• [Task directions]:
Set the listing down again in full, word for word, with the pictures left out.

• [Data shown]:
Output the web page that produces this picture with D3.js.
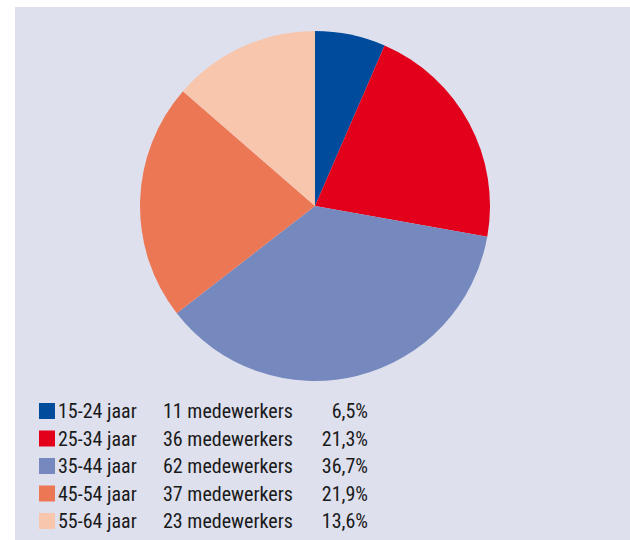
<!DOCTYPE html>
<html>
<head>
<meta charset="utf-8">
<script src="https://cdn.jsdelivr.net/npm/d3@7"></script>
<style>
  html, body { margin: 0; padding: 0; background: #ffffff; }
  svg { display: block; }
  .legend text { font-family: "Liberation Sans Narrow", "Roboto", sans-serif; font-stretch: condensed; font-size: 20px; fill: #1a1a1a; }
</style>
</head>
<body>
<div class="chart"></div>
<script>
// chart data
var ageGroups = ["15-24 jaar", "25-34 jaar", "35-44 jaar", "45-54 jaar", "55-64 jaar"];
var employees = [11, 36, 62, 37, 23];
var percentLabels = ["6,5%", "21,3%", "36,7%", "21,9%", "13,6%"];
var sliceColors = ["#004b9b", "#e2001a", "#7689bf", "#ec7755", "#f8c5ad"];

var svgWidth = 630;
var svgHeight = 540;

var svg = d3.select(".chart")
  .append("svg")
  .attr("width", svgWidth)
  .attr("height", svgHeight);

// panel background
svg.append("rect")
  .attr("x", 15)
  .attr("y", 7)
  .attr("width", svgWidth - 15)
  .attr("height", svgHeight - 7)
  .attr("fill", "#dee0ee");

var radius = 175;
var pieGroup = svg.append("g")
  .attr("transform", "translate(315, 206)");

var pie = d3.pie().sort(null).value(d => d);
var arc = d3.arc().innerRadius(0).outerRadius(radius);

pieGroup.selectAll("path")
  .data(pie(employees))
  .enter()
  .append("path")
  .attr("d", arc)
  .attr("fill", (d, i) => sliceColors[i]);

// legend
var rowY = d3.scalePoint()
  .domain(ageGroups)
  .range([403, 513]);

var legend = svg.append("g").attr("class", "legend");

var rows = legend.selectAll("g")
  .data(ageGroups)
  .enter()
  .append("g")
  .attr("transform", d => `translate(0, ${rowY(d)})`);

rows.append("rect")
  .attr("x", 39)
  .attr("y", 0)
  .attr("width", 16)
  .attr("height", 16)
  .attr("fill", (d, i) => sliceColors[i]);

rows.append("text")
  .attr("x", 58)
  .attr("y", 15)
  .text(d => d);

rows.append("text")
  .attr("x", 163)
  .attr("y", 15)
  .text((d, i) => employees[i] + " medewerkers");

rows.append("text")
  .attr("x", 368)
  .attr("y", 15)
  .attr("text-anchor", "end")
  .text((d, i) => percentLabels[i]);
</script>
</body>
</html>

• [Response]:
Output the web page that produces this picture with D3.js.
<!DOCTYPE html>
<html>
<head>
<meta charset="utf-8">
<script src="https://cdn.jsdelivr.net/npm/d3@7"></script>
<style>
  html, body { margin: 0; padding: 0; background: #ffffff; }
  svg { display: block; }
  .legend text { font-family: "Liberation Sans Narrow", "Roboto", sans-serif; font-stretch: condensed; font-size: 20px; fill: #1a1a1a; }
</style>
</head>
<body>
<div class="chart"></div>
<script>
// chart data
var ageGroups = ["15-24 jaar", "25-34 jaar", "35-44 jaar", "45-54 jaar", "55-64 jaar"];
var employees = [11, 36, 62, 37, 23];
var percentLabels = ["6,5%", "21,3%", "36,7%", "21,9%", "13,6%"];
var sliceColors = ["#004b9b", "#e2001a", "#7689bf", "#ec7755", "#f8c5ad"];

var svgWidth = 630;
var svgHeight = 540;

var svg = d3.select(".chart")
  .append("svg")
  .attr("width", svgWidth)
  .attr("height", svgHeight);

// panel background
svg.append("rect")
  .attr("x", 15)
  .attr("y", 7)
  .attr("width", svgWidth - 15)
  .attr("height", svgHeight - 7)
  .attr("fill", "#dee0ee");

var radius = 175;
var pieGroup = svg.append("g")
  .attr("transform", "translate(315, 206)");

var pie = d3.pie().sort(null).value(d => d);
var arc = d3.arc().innerRadius(0).outerRadius(radius);

pieGroup.selectAll("path")
  .data(pie(employees))
  .enter()
  .append("path")
  .attr("d", arc)
  .attr("fill", (d, i) => sliceColors[i]);

// legend
var rowY = d3.scalePoint()
  .domain(ageGroups)
  .range([403, 513]);

var legend = svg.append("g").attr("class", "legend");

var rows = legend.selectAll("g")
  .data(ageGroups)
  .enter()
  .append("g")
  .attr("transform", d => `translate(0, ${rowY(d)})`);

rows.append("rect")
  .attr("x", 39)
  .attr("y", 0)
  .attr("width", 16)
  .attr("height", 16)
  .attr("fill", (d, i) => sliceColors[i]);

rows.append("text")
  .attr("x", 58)
  .attr("y", 15)
  .text(d => d);

rows.append("text")
  .attr("x", 163)
  .attr("y", 15)
  .text((d, i) => employees[i] + " medewerkers");

rows.append("text")
  .attr("x", 368)
  .attr("y", 15)
  .attr("text-anchor", "end")
  .text((d, i) => percentLabels[i]);
</script>
</body>
</html>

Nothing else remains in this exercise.